The following is a Guest Post on Improv Parenting from Keren Gudeman. Keren is mom of a 3-yr-old and 7-month-old twins, so daily improvisation is not just an important skill but a survival strategy. She believes in moms taking care of themselves, so she started a blog about it. And she plans to teach workshops on improv parenting someday when her schedule opens up.
Do you ever get bored (gasp!) while playing with your children? Do you lose focus or interest?
Welcome to the club. Sometimes it’s the sheer repetition, sometimes it’s the content (I dislike playing with Barbies), and sometimes it’s the effort (kinetic sand is super cool, but I really hate the clean-up). We all have our times when playing becomes, well, work.
Improv parenting can shake things up, in just the right way. Try these 3 approaches to dust off your play skills and bring some fresh energy to time with your child. With a little bit of yes, and here and a little bit of spontaneity there, improv parenting helps you break from your well-worn scripts. Here’s how:
Say Yes, And
The essence of improv is saying “yes, and”. If you haven’t heard of this, then you’re living under a rock. There are a ton of cool things to say about this, but at its core it means you are collaborating. You are accepting what your scene partner is saying.
This monster is jumping onto the vase!
(Child carries stuffed animal toward a glass vase)
Yes! And my monster jumps and spins off of the table, and asks your monster to show her his coolest move too!
(Mom has her stuffed animal do a cool spin-move in the air, while angling her body between child and fragile vase)
See how that works? You can actually say ‘yes’ to so much more than you think you can. Try it. Try letting the word ‘yes’ come out of your mouth first. And after accepting what your scene partner (i.e. child) has said or is doing, you get to add what you want to the scene. It’s a fun challenge, sometimes requiring some mental gymnastics to find a way out of a potentially hairy situation (like the vase one).
Be Spontaneous (i.e. Don’t Fear Mistakes)

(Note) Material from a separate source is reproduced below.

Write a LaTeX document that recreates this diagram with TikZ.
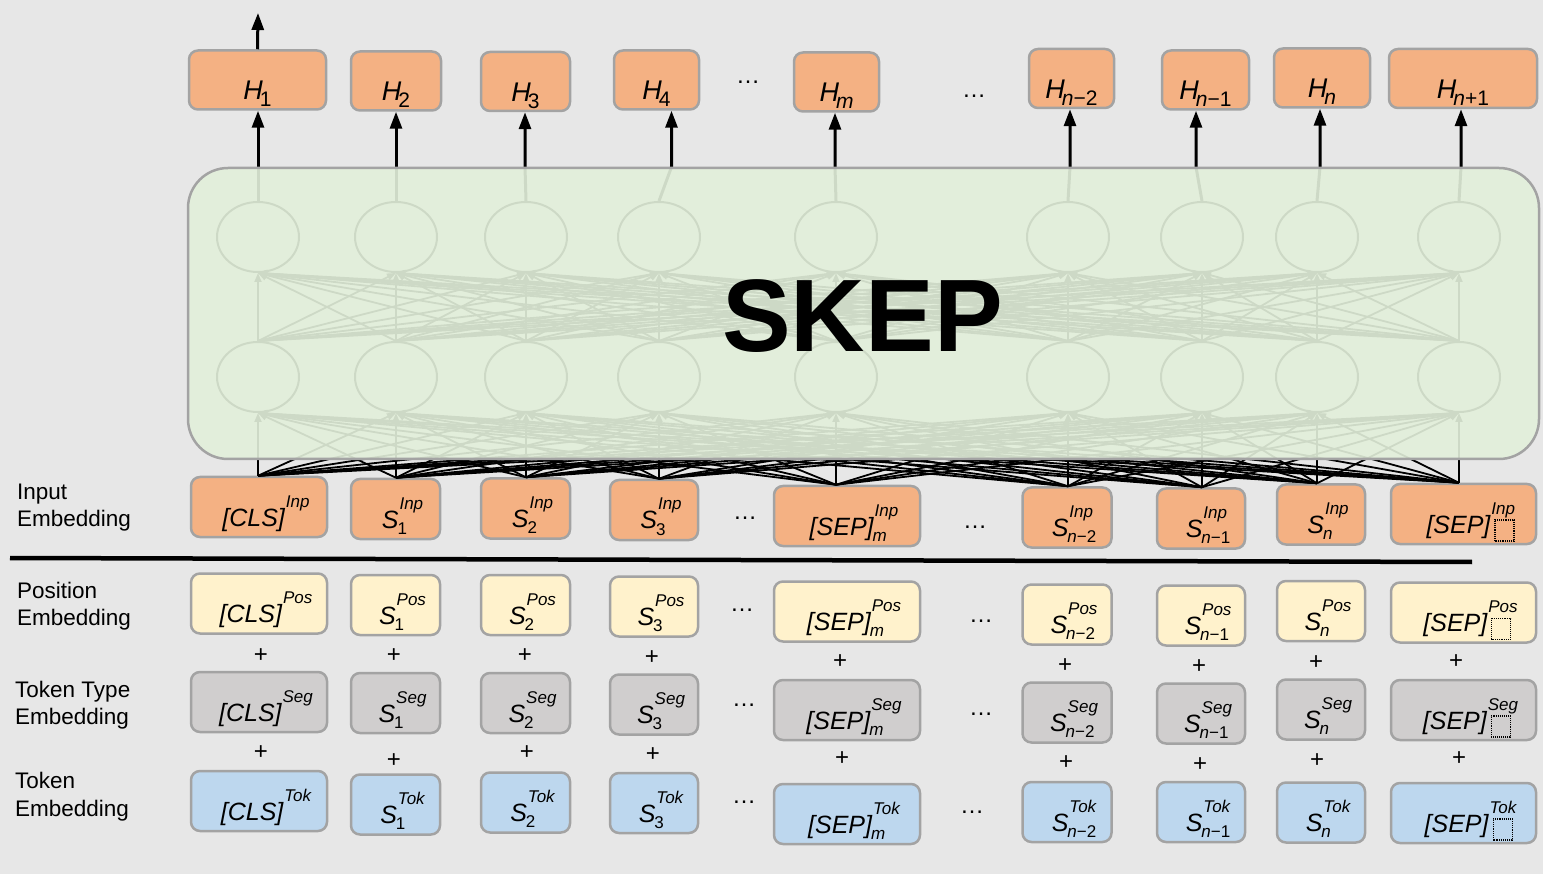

This seems like an easy one, but it’s actually pretty challenging. I often find I can be spontaneous, until. Until I get distracted by planning what’s next or judging what is happening (Did he just say poop again? Ugh.). The challenge here is to stay in the moment and trust your gut. Here’s where you have to let go. Trust that you won’t teach a bad habit by saying poopy right back, trust that letting the first thing out of your mouth is valuable, trust that there are rich encounters and interesting nooks to be explored right around the corner. Try something you haven’t tried before (like wrestling or making tea for monsters or reading a book in a VERY silly voice). Often we fear that if we let down ‘too much’, we’ll either lose our authority or we might somehow damage our kids by not modeling proper behavior. But if you can laugh and be silly right alongside them, you earn street cred. If you can say poopy or get down on the floor and throw your whole body into a play session, and you also are able to set appropriate limits – I love wrestling with you but I don’t like being kicked – you are more likely to be successful in setting those limits. You’re fun, you’re playful, you’re silly – and you’re also ultimately the one in charge when you need to be. You are relatable and in the moment. Spontaneity opens up new spaces and new energy.
Drop the Agenda
In our high-efficiency adult worlds we get swept into thinking that we must pack everything in. So when we interact with our children, we believe – lovingly and with great intentions – we should be teaching them at all times. And without realizing it, this often results in a controlling dynamic. (Hey Freddie, let’s COUNT how many cars we have!) But Freddie was focused on driving one of the cars down the superhighway, so now you’ve distracted him from that (or not) and tried to control the direction of play. Let me reassure you that by ‘just’ playing, being immersed in the moment, the characters, the interaction, you ARE teaching. Arguably you are teaching your child more. Things like taking turns, listening, shifting leads, or sharing, and the list goes on.
We all have our go-to tools and habits in how we play with our kids. And our kids have their routines too. Of course routines and repetition are important to our child’s development, but sometimes we just need some fresh ideas. Improv parenting provides some new tools for our parenting tool kit to open up warm, authentic and fun connections with our children.